这时,一直沉默的关远青突然站了出来,问杜允明:“杜太医,您认识这位老先生?”
杜允明这才想起向众人解释,原来孙老多年前也是太医,那时杜允明还跟着他学了几年医术,后来孙老为求更深的医道选择离开皇宫,四处云游,没想到却能再见。
“方才是我等无礼,还请先生见谅。”一听孙老也出自太医院,且还是前辈,关远青连忙躬身致歉。
孙老瞥了他一眼,暗想:早干嘛去了?
摆了摆手:“这礼,老夫可受不起。”
说完又走到明月与李氏身边,“老夫不过受人之托,忠人之事。”
完全不想与其他人扯上关系的模样。
被躲开的关远青躬着身子,十分尴尬,只是出于文人的风骨仪态,他还是将这个礼行完才起。
明月微微一笑,看向雷氏:“既然误会都解释清楚了,可否让孙女和母亲先进去看看父兄?”
若不是孙老给她打眼色,让她知道他已替二人诊治,她早就不管不顾冲进去了。
雷氏与关远青母子方才都被人下了脸面,心虚地没有说话,二婶薛氏这时赶忙出来打圆场:“大嫂和明月赶紧进去看看吧!”
朝薛氏微微颔首,明月与李氏这才进屋,孙老与杜太医也跟着进去了。
进了屋,虽早有心理准备,可等真真切切见到时,明月还是不由心头一抽。
此时卧室内摆着两张床,东侧床上躺着的是关远山,在明月印象中,他一直是挺拔坚毅、威风凛凛的模样。

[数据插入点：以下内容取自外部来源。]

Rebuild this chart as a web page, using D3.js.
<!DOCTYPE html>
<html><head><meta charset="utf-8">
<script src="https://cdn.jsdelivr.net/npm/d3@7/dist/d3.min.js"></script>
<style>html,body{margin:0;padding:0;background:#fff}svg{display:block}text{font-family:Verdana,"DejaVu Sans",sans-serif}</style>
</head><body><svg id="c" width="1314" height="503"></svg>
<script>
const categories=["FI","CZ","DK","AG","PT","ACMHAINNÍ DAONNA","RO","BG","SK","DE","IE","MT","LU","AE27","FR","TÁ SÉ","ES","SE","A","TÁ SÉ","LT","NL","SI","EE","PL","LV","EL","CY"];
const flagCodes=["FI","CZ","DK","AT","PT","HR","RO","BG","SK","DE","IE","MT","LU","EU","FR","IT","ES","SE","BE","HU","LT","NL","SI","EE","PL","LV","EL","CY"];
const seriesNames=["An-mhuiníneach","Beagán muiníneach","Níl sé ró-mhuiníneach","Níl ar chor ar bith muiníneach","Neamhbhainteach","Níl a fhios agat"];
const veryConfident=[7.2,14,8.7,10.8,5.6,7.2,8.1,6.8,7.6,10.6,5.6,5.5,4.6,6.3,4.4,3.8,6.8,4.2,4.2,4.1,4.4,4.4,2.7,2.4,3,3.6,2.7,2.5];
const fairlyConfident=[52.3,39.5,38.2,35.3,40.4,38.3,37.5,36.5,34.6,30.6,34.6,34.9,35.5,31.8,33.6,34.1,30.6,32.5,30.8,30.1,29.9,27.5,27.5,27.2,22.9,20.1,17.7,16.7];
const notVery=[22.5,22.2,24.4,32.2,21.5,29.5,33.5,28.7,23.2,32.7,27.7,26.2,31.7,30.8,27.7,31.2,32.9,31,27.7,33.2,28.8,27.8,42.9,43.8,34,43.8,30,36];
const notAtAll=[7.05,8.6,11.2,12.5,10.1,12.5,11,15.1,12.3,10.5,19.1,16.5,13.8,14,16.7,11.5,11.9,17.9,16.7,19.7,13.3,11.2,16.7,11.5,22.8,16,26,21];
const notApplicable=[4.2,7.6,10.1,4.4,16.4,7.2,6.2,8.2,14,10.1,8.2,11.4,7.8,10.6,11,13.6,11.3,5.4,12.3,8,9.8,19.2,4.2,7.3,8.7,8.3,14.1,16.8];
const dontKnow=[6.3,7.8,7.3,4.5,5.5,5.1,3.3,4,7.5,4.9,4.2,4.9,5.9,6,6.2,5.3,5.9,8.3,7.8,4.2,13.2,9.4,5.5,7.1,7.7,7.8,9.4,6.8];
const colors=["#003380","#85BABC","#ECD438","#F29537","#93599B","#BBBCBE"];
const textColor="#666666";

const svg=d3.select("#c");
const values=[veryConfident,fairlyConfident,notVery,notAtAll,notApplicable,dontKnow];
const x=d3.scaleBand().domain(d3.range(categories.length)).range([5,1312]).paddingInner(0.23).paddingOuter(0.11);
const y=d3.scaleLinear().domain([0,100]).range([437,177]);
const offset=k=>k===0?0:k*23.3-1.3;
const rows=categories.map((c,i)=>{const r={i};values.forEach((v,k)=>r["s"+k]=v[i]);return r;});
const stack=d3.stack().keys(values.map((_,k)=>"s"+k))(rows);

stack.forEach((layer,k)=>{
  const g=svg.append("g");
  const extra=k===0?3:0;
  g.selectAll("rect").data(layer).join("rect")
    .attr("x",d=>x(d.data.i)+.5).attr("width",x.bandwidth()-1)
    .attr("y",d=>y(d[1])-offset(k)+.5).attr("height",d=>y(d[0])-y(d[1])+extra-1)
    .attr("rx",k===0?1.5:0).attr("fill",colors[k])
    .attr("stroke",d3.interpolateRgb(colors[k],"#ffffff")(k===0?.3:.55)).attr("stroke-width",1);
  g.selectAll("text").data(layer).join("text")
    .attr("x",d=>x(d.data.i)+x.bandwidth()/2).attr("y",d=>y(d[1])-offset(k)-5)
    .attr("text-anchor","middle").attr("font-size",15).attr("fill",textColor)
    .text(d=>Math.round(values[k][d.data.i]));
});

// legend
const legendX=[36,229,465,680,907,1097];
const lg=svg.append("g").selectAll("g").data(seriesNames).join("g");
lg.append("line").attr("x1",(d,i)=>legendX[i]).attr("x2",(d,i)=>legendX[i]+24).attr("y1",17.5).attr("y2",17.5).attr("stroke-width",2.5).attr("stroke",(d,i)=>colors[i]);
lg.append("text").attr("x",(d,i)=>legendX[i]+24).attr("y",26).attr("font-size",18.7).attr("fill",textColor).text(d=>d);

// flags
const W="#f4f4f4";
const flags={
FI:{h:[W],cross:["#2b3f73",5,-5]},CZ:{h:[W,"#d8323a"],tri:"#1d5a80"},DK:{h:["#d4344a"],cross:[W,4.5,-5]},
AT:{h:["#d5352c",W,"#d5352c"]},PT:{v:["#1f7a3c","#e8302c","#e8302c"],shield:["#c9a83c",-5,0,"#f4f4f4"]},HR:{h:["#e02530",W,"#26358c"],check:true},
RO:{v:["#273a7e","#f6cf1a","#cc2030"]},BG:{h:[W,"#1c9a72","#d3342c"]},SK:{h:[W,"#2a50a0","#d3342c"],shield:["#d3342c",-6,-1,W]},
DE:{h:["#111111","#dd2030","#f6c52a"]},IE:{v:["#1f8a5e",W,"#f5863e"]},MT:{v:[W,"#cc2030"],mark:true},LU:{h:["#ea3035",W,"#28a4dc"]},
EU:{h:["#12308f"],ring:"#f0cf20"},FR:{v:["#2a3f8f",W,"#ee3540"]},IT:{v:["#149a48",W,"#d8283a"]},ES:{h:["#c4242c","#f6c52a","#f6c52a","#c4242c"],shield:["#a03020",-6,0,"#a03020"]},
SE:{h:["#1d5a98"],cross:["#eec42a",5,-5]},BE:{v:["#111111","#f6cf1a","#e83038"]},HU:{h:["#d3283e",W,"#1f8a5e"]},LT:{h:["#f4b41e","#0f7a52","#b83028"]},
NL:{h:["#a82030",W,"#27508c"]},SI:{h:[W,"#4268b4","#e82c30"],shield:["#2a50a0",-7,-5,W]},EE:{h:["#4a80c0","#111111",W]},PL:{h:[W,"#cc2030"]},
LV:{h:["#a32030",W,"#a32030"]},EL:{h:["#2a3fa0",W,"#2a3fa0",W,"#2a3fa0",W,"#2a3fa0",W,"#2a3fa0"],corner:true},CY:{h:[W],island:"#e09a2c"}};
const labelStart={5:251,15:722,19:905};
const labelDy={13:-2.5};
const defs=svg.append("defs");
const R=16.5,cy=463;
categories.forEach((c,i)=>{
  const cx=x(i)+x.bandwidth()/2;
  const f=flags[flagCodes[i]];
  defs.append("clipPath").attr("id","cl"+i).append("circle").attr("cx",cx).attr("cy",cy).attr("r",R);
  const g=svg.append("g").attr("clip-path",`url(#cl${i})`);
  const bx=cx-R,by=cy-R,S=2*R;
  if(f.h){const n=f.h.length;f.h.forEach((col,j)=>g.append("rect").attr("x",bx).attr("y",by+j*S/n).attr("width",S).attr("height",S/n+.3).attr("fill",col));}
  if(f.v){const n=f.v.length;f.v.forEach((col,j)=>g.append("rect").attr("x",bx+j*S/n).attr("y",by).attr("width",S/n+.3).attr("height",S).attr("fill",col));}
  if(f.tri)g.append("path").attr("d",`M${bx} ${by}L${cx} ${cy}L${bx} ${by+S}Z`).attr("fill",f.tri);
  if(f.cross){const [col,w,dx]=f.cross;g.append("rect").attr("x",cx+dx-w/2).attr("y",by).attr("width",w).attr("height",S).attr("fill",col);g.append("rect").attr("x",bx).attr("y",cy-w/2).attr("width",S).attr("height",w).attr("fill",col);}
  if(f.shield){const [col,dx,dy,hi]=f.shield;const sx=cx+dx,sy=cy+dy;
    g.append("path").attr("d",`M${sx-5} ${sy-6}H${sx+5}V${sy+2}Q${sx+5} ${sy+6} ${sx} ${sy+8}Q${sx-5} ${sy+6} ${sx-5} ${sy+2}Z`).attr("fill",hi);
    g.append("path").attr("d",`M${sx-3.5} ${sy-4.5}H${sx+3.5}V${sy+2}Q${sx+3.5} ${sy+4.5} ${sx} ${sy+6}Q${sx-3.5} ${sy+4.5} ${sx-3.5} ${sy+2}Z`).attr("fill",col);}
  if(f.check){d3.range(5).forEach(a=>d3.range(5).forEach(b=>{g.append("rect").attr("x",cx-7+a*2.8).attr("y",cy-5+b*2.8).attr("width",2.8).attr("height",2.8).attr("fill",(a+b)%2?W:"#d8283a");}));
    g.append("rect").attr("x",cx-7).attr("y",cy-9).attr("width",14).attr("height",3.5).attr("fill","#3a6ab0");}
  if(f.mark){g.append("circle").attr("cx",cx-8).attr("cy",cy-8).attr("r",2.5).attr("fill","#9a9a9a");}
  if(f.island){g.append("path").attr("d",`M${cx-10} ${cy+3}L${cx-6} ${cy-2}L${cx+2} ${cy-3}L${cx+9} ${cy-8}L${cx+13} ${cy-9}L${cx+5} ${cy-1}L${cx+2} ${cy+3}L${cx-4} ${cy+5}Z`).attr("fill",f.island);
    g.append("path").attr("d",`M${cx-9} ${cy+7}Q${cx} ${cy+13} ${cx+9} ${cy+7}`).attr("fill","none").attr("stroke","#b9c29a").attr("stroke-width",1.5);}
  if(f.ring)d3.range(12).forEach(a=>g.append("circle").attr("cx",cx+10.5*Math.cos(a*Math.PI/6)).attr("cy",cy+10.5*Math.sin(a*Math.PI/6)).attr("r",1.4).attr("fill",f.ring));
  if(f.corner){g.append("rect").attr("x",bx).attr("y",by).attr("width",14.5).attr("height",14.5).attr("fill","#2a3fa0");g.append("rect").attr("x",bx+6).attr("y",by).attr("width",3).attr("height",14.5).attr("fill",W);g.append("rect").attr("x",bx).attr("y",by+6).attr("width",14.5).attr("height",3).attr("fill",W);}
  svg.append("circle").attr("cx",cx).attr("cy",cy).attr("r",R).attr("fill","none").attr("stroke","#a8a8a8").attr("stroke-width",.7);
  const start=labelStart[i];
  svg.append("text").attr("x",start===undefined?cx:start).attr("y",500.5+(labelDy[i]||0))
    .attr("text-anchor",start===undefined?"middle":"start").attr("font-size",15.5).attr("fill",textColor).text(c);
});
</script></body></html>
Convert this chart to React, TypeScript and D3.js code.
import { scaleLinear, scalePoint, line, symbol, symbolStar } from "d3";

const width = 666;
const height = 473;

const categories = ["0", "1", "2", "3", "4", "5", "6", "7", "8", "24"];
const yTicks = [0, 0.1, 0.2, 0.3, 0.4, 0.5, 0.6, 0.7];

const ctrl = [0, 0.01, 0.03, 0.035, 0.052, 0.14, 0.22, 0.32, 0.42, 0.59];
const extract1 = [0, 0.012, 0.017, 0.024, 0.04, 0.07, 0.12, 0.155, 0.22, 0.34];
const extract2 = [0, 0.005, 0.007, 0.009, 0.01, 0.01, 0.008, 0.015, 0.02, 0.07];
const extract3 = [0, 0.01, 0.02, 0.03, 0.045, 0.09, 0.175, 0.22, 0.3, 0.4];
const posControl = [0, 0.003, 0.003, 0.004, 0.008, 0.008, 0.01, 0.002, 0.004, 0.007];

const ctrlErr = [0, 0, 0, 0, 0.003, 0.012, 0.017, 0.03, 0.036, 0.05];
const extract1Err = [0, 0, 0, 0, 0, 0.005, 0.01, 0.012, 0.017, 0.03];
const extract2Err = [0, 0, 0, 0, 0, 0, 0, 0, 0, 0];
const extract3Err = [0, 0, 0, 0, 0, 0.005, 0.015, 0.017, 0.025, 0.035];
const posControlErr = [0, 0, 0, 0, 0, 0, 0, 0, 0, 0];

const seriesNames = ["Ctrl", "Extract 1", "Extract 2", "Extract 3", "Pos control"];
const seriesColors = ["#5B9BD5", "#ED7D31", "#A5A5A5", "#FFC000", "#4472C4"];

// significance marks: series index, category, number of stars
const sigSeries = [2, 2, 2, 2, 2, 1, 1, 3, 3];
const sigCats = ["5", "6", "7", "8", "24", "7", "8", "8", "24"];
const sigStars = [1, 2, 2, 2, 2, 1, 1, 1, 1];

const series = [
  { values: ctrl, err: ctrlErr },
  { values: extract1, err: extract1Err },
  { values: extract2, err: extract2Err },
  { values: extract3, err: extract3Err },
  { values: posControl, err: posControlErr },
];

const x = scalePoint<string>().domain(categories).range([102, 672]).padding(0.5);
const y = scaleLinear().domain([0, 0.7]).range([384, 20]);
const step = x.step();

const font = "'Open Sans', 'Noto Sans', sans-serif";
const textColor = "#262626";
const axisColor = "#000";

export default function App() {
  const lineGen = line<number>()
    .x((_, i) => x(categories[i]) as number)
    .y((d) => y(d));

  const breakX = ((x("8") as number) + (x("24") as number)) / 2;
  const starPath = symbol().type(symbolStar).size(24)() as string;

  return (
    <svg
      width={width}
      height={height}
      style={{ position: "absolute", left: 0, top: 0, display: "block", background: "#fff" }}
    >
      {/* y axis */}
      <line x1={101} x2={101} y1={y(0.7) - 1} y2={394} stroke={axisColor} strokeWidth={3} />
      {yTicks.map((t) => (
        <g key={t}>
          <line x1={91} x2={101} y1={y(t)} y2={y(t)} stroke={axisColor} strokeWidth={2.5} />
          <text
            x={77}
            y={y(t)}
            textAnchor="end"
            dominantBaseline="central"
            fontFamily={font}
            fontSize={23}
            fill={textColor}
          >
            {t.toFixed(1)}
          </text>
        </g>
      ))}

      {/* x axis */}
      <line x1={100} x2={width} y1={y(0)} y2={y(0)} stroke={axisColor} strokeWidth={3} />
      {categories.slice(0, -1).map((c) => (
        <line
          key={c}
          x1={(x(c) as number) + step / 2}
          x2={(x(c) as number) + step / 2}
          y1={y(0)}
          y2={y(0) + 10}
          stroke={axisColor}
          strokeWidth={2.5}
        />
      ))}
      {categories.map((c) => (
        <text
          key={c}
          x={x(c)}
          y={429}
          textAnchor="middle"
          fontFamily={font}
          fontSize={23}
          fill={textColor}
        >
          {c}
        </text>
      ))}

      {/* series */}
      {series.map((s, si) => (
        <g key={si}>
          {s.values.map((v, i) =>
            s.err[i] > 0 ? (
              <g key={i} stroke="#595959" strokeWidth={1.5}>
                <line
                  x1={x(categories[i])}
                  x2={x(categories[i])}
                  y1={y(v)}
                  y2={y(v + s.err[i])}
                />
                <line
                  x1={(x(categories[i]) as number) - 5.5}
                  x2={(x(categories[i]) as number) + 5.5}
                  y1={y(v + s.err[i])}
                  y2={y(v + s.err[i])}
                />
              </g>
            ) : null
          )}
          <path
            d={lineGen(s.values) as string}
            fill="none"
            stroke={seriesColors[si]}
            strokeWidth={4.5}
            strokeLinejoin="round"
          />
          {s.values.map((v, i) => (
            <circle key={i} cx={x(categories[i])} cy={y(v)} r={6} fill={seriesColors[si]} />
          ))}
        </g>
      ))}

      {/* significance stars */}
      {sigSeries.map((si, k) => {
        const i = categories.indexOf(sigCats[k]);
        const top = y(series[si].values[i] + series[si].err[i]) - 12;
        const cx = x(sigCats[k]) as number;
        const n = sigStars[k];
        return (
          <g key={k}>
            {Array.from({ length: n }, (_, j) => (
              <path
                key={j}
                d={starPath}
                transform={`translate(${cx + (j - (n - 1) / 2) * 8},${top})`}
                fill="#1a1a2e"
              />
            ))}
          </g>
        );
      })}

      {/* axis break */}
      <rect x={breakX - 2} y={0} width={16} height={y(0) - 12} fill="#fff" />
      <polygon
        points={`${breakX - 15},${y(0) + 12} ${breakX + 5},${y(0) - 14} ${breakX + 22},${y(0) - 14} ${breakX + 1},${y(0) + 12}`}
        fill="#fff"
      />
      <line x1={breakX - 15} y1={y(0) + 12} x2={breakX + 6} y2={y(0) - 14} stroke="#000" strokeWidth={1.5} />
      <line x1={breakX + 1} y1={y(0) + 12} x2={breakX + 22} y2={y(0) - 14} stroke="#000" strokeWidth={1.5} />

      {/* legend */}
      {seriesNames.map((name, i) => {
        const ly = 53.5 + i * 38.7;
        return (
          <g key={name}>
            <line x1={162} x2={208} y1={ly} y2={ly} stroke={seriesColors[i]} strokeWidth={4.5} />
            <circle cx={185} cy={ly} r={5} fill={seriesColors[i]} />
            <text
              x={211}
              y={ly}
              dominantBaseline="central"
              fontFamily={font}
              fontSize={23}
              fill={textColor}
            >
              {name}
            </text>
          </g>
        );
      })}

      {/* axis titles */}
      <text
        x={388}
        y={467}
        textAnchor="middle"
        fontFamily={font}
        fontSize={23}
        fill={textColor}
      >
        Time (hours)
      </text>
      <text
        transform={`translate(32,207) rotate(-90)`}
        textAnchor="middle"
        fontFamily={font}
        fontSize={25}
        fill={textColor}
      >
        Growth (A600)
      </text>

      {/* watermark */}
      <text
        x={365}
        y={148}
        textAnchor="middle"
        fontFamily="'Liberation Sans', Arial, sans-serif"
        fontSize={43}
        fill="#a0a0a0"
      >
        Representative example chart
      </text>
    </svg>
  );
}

然而此时的他面色发白,两颊微陷,身上道道或深或浅的疤痕十分刺目,胸口一处还用纱布裹着,隐隐能见上面鲜红的印记。
西侧的关明义也好不到哪儿去。
往日的意气风发消失不见,此时如枯槁般躺着,瞧不见一丝生气,身上伤痕遍布,唯一不同的便是被纱布包裹的不是胸口,而是右臂。
以前在燕城时二人也受过伤,却从没像现在这般,无声无息,只能从尚在起伏的胸口看到一丝活气。
两人身上此刻都还插着银针,明月转头问孙老:“这些银针何时可取下来?”
孙老上前掀了二人被褥,在腿部看了看,道:“再过一刻钟。”
明月顺着他视线望去,只见二人露在外面的小腿至双脚竟都变得漆黑,瞧着甚是骇人。
“这是怎么回事?”李氏的声音发颤。